Poll analysts, who go to great pains to appear to respect the subjects of their research, have come up with an interesting name for this surreal phenomenon. They call it 'cognitive dissonance'. When pressed to explain the meaning of this term in plain English, they admit -with a sense of humble discomfort- that it describes the lack of agreement between reality and a person's understanding of it. In other words, it describes one's inability, or even downright unwillingness, to grasp the truth.
Not surprisingly, the poll showed that the above erroneous beliefs were expressed primarily by those supporting the war on Iraq.

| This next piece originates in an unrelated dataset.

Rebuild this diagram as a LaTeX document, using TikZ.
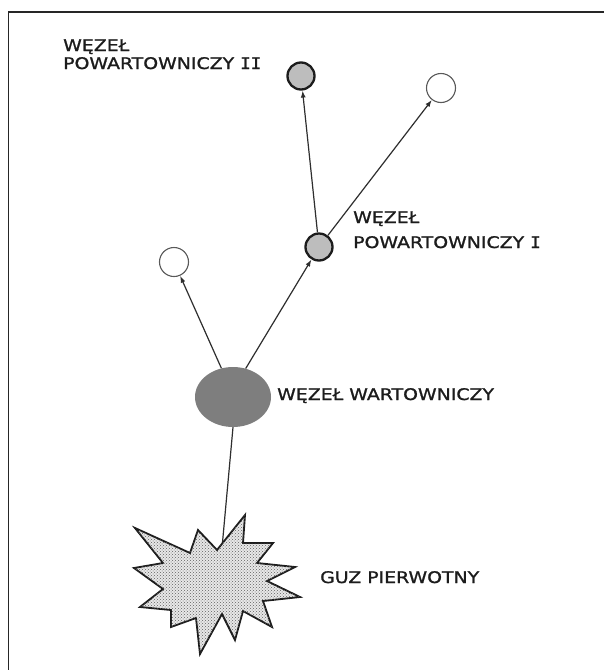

Now, it is true that ever since Antonio Gramsci's writings were smuggled out of his stingy Italian prison cell, educated liberals have accused media propaganda of being responsible for popular misconceptions throughoutthis century's wars. And, granted, with ample reason. From the paid lies of American Civil War correspondents, to the fraudulent nationalistic rants of reporters covering World War I, to the disgraceful, corrupt journalist intelligentsia of the Cold War, no modern institution is more directly responsible for the perpetuation of mass militarism than the corporate media -and this includes the military itself. ....
This essay concurs with my analysis that the phenomenon of cognitive dissonance explains why Americans believe that WMDs not only have been found in Iraq but were also used on US forces. We got a uphill battle folks to 'rescue' the minds of the American public.